An Australian billionaire and the head of a Paris fashion label plan to burn trash for energy in Fiji. The Pacific nation's U.N. ambassador says the idea risks spoiling a “beach paradise.”
The Australian-based duo of billionaire Ian Malouf and fashion designer Rob Cromb want to build a port and waste incinerator within nine miles of Fiji's tourism gateway of Nadi.
They have told Fiji's government the project could meet 40% of the small country's electricity needs, cutting its reliance on diesel.
But an environmental impact statement filed by their company shows it would also raise Fiji's national greenhouse gas emissions by 25%. Residents say the emissions will spoil Fiji's eco-tourism reputation and pose a safety risk to nearby hotels and schools.
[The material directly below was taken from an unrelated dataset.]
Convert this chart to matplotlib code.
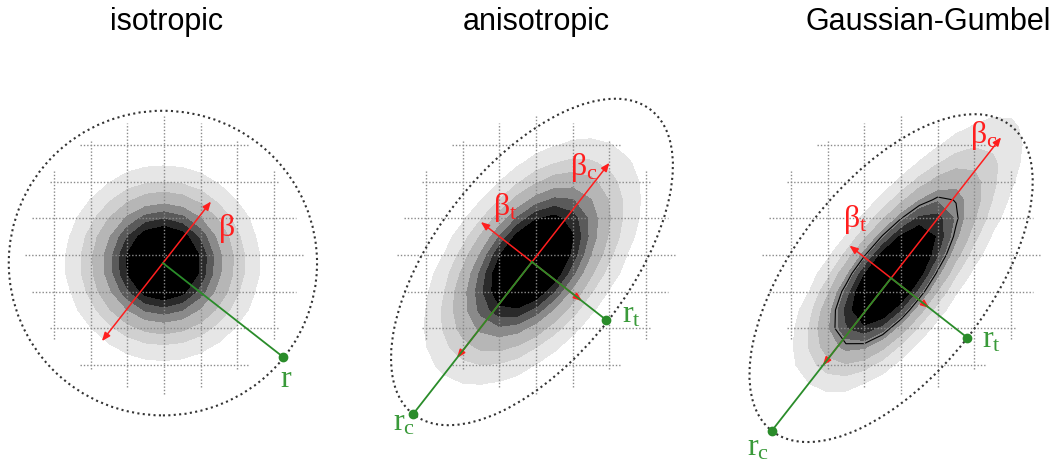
import numpy as np
import matplotlib.pyplot as plt
from matplotlib.patches import Ellipse

plt.rcParams['mathtext.fontset'] = 'custom'
plt.rcParams['mathtext.rm'] = 'Liberation Serif'

# panel data (units = grid spacing, relative to grid centre)
titles = ['isotropic', 'anisotropic', 'Gaussian-Gumbel']
kinds = ['gauss', 'gauss', 'gumbel']
centers = [(-0.03, -0.22), (-0.11, -0.19), (-0.27, -0.63)]
major_angle = [52, 52, 52]
sig_major = [1.25, 1.85, 3.6]
sig_minor = [1.25, 1.02, 0.8]
ell_axes = [(4.2, 4.15), (5.26, 2.62), (5.28, 2.64)]
ell_angle = [0, 52, 52]
beta_c = [(2.13, 2.7), (3.43, 3.32), (4.87, 3.02)]
beta_t = [None, (1.77, 1.73), (1.44, 1.32)]
r_c = [None, 5.26, 5.28]
r_t = [4.17, 2.57, 2.63]
beta_c_lab = [r'$\mathrm{\beta}$', r'$\mathrm{\beta_c}$', r'$\mathrm{\beta_c}$']
r_t_lab = [r'$\mathrm{r}$', r'$\mathrm{r_t}$', r'$\mathrm{r_t}$']
beta_c_pos = [(1.47, 0.52), (0.93, 2.18), (1.88, 3.05)]
beta_t_pos = [None, (-1.17, 1.09), (-1.58, 0.76)]
r_t_pos = [(3.16, -3.6), (2.34, -1.83), (2.2, -2.53)]
r_c_pos = [None, (-3.9, -4.77), (-4.2, -5.45)]

levels = [0.11, 0.21, 0.31, 0.44, 0.54, 0.63, 0.72, 1.01]
fills = ['#e6e6e6', '#d0d0d0', '#b6b6b6', '#8a8a8a', '#5a5a5a', '#2a2a2a', '#000000']
grid_pos = [-3, -2, -1, 0, 1, 2, 3]
grid_half = [2.3, 3.1, 3.6, 3.8, 3.6, 3.1, 2.3]
gumbel_k = 3.0

W, H = 1063, 471
u = 36.7
grid_cx = [164, 536, 901]
title_cx = [167, 536, 928]
grid_cy = 255
red = '#ff1e1e'
green = '#2a8c2a'
green_txt = '#3a9a3a'

fig = plt.figure(figsize=(W / 100, H / 100), dpi=100)

xs = np.arange(-7, 7.01, 0.5)
X, Y = np.meshgrid(xs, xs)

for i in range(3):
    ax = fig.add_axes([(grid_cx[i] - 190) / W, 0, 380 / W, 1])
    ax.set_xlim(-190 / u, 190 / u)
    ax.set_ylim(-(H - grid_cy) / u, grid_cy / u)
    ax.axis('off')

    cx, cy = centers[i]
    th = np.radians(major_angle[i])
    e1 = np.array([np.cos(th), np.sin(th)])
    e2 = np.array([np.sin(th), -np.cos(th)])  # down-right
    z = (X - cx) * e1[0] + (Y - cy) * e1[1]
    w = (X - cx) * e2[0] + (Y - cy) * e2[1]
    if kinds[i] == 'gauss':
        D = np.exp(-z**2 / (2 * sig_major[i]**2) - w**2 / (2 * sig_minor[i]**2))
    else:
        zz = z / sig_major[i]
        D = np.exp(-gumbel_k * (zz + np.exp(-zz) - 1) - w**2 / (2 * sig_minor[i]**2))
    ax.contourf(X, Y, D, levels=levels, colors=fills, zorder=1)
    if kinds[i] == 'gumbel':
        ax.contour(X, Y, D, levels=[0.5], colors='k', linewidths=0.8, zorder=1.5)

    # dotted grid
    for g, h in zip(grid_pos, grid_half):
        ax.plot([-h, h], [g, g], color='#8a8a8a', lw=1.0, ls=(0, (1, 1.4)), zorder=2)
        ax.plot([g, g], [-h, h], color='#8a8a8a', lw=1.0, ls=(0, (1, 1.4)), zorder=2)

    a, b = ell_axes[i]
    ax.add_patch(Ellipse((cx, cy), 2 * a, 2 * b, angle=ell_angle[i], fill=False,
                         ec='#333333', lw=1.5, ls=(0, (1, 1.6)), zorder=3))

    arr = dict(arrowstyle='<|-|>,head_length=0.5,head_width=0.2', color=red,
               lw=1.1, shrinkA=0, shrinkB=0)
    up, dn = beta_c[i]
    ax.annotate('', xy=(cx + up * e1[0], cy + up * e1[1]),
                xytext=(cx - dn * e1[0], cy - dn * e1[1]), arrowprops=arr, zorder=4)
    if beta_t[i] is not None:
        up, dn = beta_t[i]
        ax.annotate('', xy=(cx - up * e2[0], cy - up * e2[1]),
                    xytext=(cx + dn * e2[0], cy + dn * e2[1]), arrowprops=arr, zorder=4)

    ends = [(cx + r_t[i] * e2[0], cy + r_t[i] * e2[1])]
    if r_c[i] is not None:
        ends.append((cx - r_c[i] * e1[0], cy - r_c[i] * e1[1]))
    for ex, ey in ends:
        ax.plot([cx, ex], [cy, ey], color=green, lw=1.3, zorder=5)
        ax.plot(ex, ey, 'o', color=green, ms=6, zorder=6)

    ax.text(*beta_c_pos[i], beta_c_lab[i], color=red, fontsize=23, va='baseline', zorder=7)
    if beta_t_pos[i] is not None:
        ax.text(*beta_t_pos[i], r'$\mathrm{\beta_t}$', color=red, fontsize=23, va='baseline', zorder=7)
    ax.text(*r_t_pos[i], r_t_lab[i], color=green_txt, fontsize=23, va='baseline', zorder=7)
    if r_c_pos[i] is not None:
        ax.text(*r_c_pos[i], r'$\mathrm{r_c}$', color=green_txt, fontsize=23, va='baseline', zorder=7)

    fig.text(title_cx[i] / W, 1 - 30 / H, titles[i], ha='center', va='baseline',
             fontsize=22, family='Liberation Sans')

fig.savefig('out.png', dpi=100)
Fiji's ambassador to the U.N. wrote on social media that the coast north of Nadi quote “must not become the Pacific's ashtray”.
Agence France-Presse reports the incinerator proposal is creating a backlash among villagers. Cromb, who was born in Fiji, has held community meetings to explain his side.
But the plan filed with Fiji's government showed it would feed in local waste as well as waste shipped from Australia and across the region.
Opponents have told the government it would violate a 1998 agreement signed by Australia to not ship hazardous waste to a Pacific island country.